Joan Boash, ex-entraîneur de Carlos Moya, Joel Figueras, entraîneur notamment de Carlos Costa, ou encore Nuno Marques, capitaine de l’équipe de Coupe Davis portugaise, sont des coachs de la Rafa Nadal Academy by Movistar. Comment s’est passé le recrutement de ces coachs ?
Pour moi, le plus important pour être entraîneur à l’académie, c’est qu’il faut tout d’abord être une personne correcte et ne pas penser être un super coach, un coach de champion. Il y a quelques entraîneurs qui pensent toujours qu’ils peuvent faire d’un joueur un champion. Je n’aime pas cette idéologie, et je ne pense pas que cela soit la vérité de dire cela. C’est tellement compliqué de devenir un champion, il y a beaucoup d’étapes… Chacun des coachs que vous avez cité, je savais qu’ils travaillaient très bien avec humilité et avec correction envers tout le monde. C’est pour cela que j’ai fait appel à eux. J’ai demandé à l’ensemble des coachs (une vingtaine) de l’académie de se rappeler de rester humble.

« On doit travailler toujours avec cette idée d’essayer d’arriver très haut »
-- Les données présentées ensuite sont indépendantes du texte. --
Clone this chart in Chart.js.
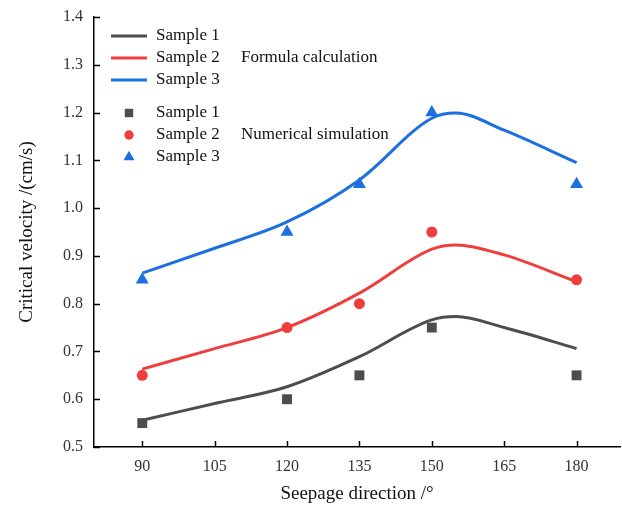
<!DOCTYPE html>
<html>
<head>
<meta charset="utf-8">
<script src="https://cdn.jsdelivr.net/npm/chart.js@4.4.1/dist/chart.umd.min.js"></script>
<style>
  body { margin: 0; background: #fff; }
  #wrap { width: 622px; height: 509px; }
</style>
</head>
<body>
<div id="wrap"><canvas id="c" width="622" height="509"></canvas></div>
<script>
// tick labels
const xTicks = [90, 105, 120, 135, 150, 165, 180];
const yTicks = [0.5, 0.6, 0.7, 0.8, 0.9, 1.0, 1.1, 1.2, 1.3, 1.4];

// numerical simulation (markers)
const simAngles = [90, 120, 135, 150, 180];
const sim1 = [0.55, 0.60, 0.65, 0.75, 0.65];
const sim2 = [0.65, 0.75, 0.80, 0.95, 0.85];
const sim3 = [0.85, 0.95, 1.05, 1.20, 1.05];

// formula calculation (curves)
const calcAngles = [90, 105, 120, 135, 150, 155, 165, 180];
const calc1 = [0.556, 0.591, 0.626, 0.689, 0.766, 0.773, 0.750, 0.706];
const calc2 = [0.663, 0.706, 0.750, 0.822, 0.914, 0.923, 0.902, 0.846];
const calc3 = [0.864, 0.916, 0.971, 1.059, 1.188, 1.199, 1.163, 1.095];

const names = ['Sample 1', 'Sample 2', 'Sample 3'];
const colors = ['#4d4d4d', '#ef3e3e', '#1c6fe0'];
const shapes = ['rect', 'circle', 'triangle'];
const radii = [7, 5.5, 7.5];

const pts = (xs, ys) => xs.map((x, i) => ({ x: x, y: ys[i] }));

const datasets = [];
[calc1, calc2, calc3].forEach((d, i) => {
  datasets.push({
    type: 'line', label: names[i], group: 'calc',
    data: pts(calcAngles, d),
    borderColor: colors[i], borderWidth: 3,
    pointRadius: 0, cubicInterpolationMode: 'monotone', fill: false
  });
});
[sim1, sim2, sim3].forEach((d, i) => {
  datasets.push({
    type: 'scatter', label: names[i], group: 'sim',
    data: pts(simAngles, d),
    backgroundColor: colors[i], borderColor: colors[i], borderWidth: 0,
    pointStyle: shapes[i], pointRadius: radii[i]
  });
});

const serif = '"Liberation Serif", "Times New Roman", serif';

// ticks pointing inwards + two-part legend
const decor = {
  id: 'decor',
  afterDraw(chart) {
    const ctx = chart.ctx;
    const xs = chart.scales.x, ys = chart.scales.y;
    ctx.save();
    ctx.strokeStyle = '#000';
    ctx.lineWidth = 1.5;
    xTicks.forEach(v => {
      const px = Math.round(xs.getPixelForValue(v)) + 0.5;
      ctx.beginPath(); ctx.moveTo(px, xs.top); ctx.lineTo(px, xs.top - 6); ctx.stroke();
    });
    yTicks.forEach(v => {
      const py = Math.round(ys.getPixelForValue(v)) + 0.5;
      ctx.beginPath(); ctx.moveTo(ys.right, py); ctx.lineTo(ys.right + 6, py); ctx.stroke();
    });

    // legend
    ctx.font = '17px ' + serif;
    ctx.textBaseline = 'middle';
    const lineRows = [36, 58, 80];
    const simRows = [113, 135, 157];
    chart.data.datasets.forEach((ds, i) => {
      if (ds.group === 'calc') {
        const y = lineRows[i];
        ctx.strokeStyle = ds.borderColor; ctx.lineWidth = 3;
        ctx.beginPath(); ctx.moveTo(111, y); ctx.lineTo(147, y); ctx.stroke();
        ctx.fillStyle = '#111';
        ctx.fillText(ds.label, 156, y);
      } else {
        const y = simRows[i - 3];
        ctx.fillStyle = ds.backgroundColor;
        ctx.strokeStyle = ds.backgroundColor;
        Chart.helpers.drawPoint(ctx, {
          pointStyle: ds.pointStyle, radius: ds.pointRadius * 0.85, borderWidth: 0
        }, 129, y);
        ctx.fillStyle = '#111';
        ctx.fillText(ds.label, 156, y);
      }
    });
    ctx.fillStyle = '#111';
    ctx.fillText('Formula calculation', 241, lineRows[1]);
    ctx.fillText('Numerical simulation', 241, simRows[1]);
    ctx.restore();
  }
};

new Chart(document.getElementById('c'), {
  data: { datasets: datasets },
  options: {
    responsive: false,
    animation: false,
    layout: { autoPadding: false, padding: { top: 17, right: 2, left: 0, bottom: 0 } },
    plugins: { legend: { display: false }, tooltip: { enabled: false } },
    scales: {
      x: {
        type: 'linear', min: 80, max: 189,
        afterBuildTicks: s => { s.ticks = xTicks.map(v => ({ value: v })); },
        afterFit: s => { s.height = 62; s.paddingLeft = 0; s.paddingRight = 0; },
        grid: { drawOnChartArea: false, drawTicks: false },
        border: { display: true, color: '#000', width: 1.5 },
        ticks: { padding: 10, color: '#333', font: { family: serif, size: 16 }, maxRotation: 0 },
        title: { display: true, text: 'Seepage direction /°', color: '#111',
                 font: { family: serif, size: 19 }, padding: { top: 0, bottom: 4 } }
      },
      y: {
        type: 'linear', min: 0.5, max: 1.4,
        afterBuildTicks: s => { s.ticks = yTicks.map(v => ({ value: v })); },
        afterFit: s => { s.width = 94; s.paddingTop = 0; s.paddingBottom = 0; },
        grid: { drawOnChartArea: false, drawTicks: false },
        border: { display: true, color: '#000', width: 1.5 },
        ticks: { padding: 11, color: '#333', font: { family: serif, size: 16 },
                 callback: v => v.toFixed(1) },
        title: { display: true, text: 'Critical velocity /(cm/s)', color: '#111',
                 font: { family: serif, size: 19 }, padding: { top: 16, bottom: 0 } }
      }
    }
  },
  plugins: [decor]
});
</script>
</body>
</html>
Parmi les pensionnaires de l’académie, se trouvent vos enfants. Souhaitez-vous les former à devenir peut-être champion, ou leur donner le goût de l’effort ?
Lorsque j’ai commencé avec Rafael, jamais je n’ai pensé à faire de lui un champion. J’ai rêvé qu’il gagne par exemple les tournois de Monte-Carlo ou encore s’imposer à Roland-Garros. Je travaille toujours avec l’idée de faire le mieux possible. Rien de plus. Quand je m’occupais de Rafael, dans ses jeunes années, je m’en allais chaque jour avec la volonté que Rafael apprenne quelque chose de plus, tout en s’améliorant. C’est la raison d’être d’un être humain. La différence entre les animaux et nous, c’est que nous, nous pouvons nous améliorer. C’est dans mon esprit au quotidien. Je fais la même chose avec mes enfants. Qu’ils s’améliorent jour après jour. Je ne peux faire d’aucun joueur un champion. Un bon coach, peut faire en sorte de donner les bons instruments, les « armes » pour qu’un joueur puisse développer son jeu et essayer d’être meilleur jour après jour. Je crois aussi qu’un bon entraîneur doit emmener de la confiance en lui-même au joueur dont il s’occupe. Qu’il puisse penser que tout est possible. Si on fait bien les choses, il y a des possibilités… C’est aussi ce que je veux faire avec mes enfants. Rien de plus.

Jaume Munar (21 ans 155e mondial), est l’un des pensionnaires de la Rafa Nadal Academy by Movistar. Pouvez-vous nous en dire un peu plus sur lui ?
Il joue vraiment bien. C’est un jeune qui avait disputait il y a quelques années (NDLR : en 2014) la finale de Roland-Garros chez les juniors. C’est un bon joueur, mais pour vraiment savoir s’il peut bien jouer chez les pros c’est un peu plus compliqué… Je crois malgré tout qu’il a un bon potentiel et un bon niveau. Il avait passé un tour du tableau principal au tournoi ATP 500 de Barcelone (où il avait reçu une wild-card) face à Joa Sousa (6-4, 3-6, 7-5). Il est sur le bon chemin, mais nous devons travailler très fort pour franchir une étape supplémentaire (NDLR :Tomeu Salva, un acien jeune joueur s’occupe de lui). Ce n’est jamais simple mais rien n’est impossible. On doit travailler toujours avec cette idée d’essayer d’arriver très haut. C’est ce que j’ai fait avec Rafa.

Propos recueillis par E-A. Entretien téléphonique réalisé le 3 mai 2018.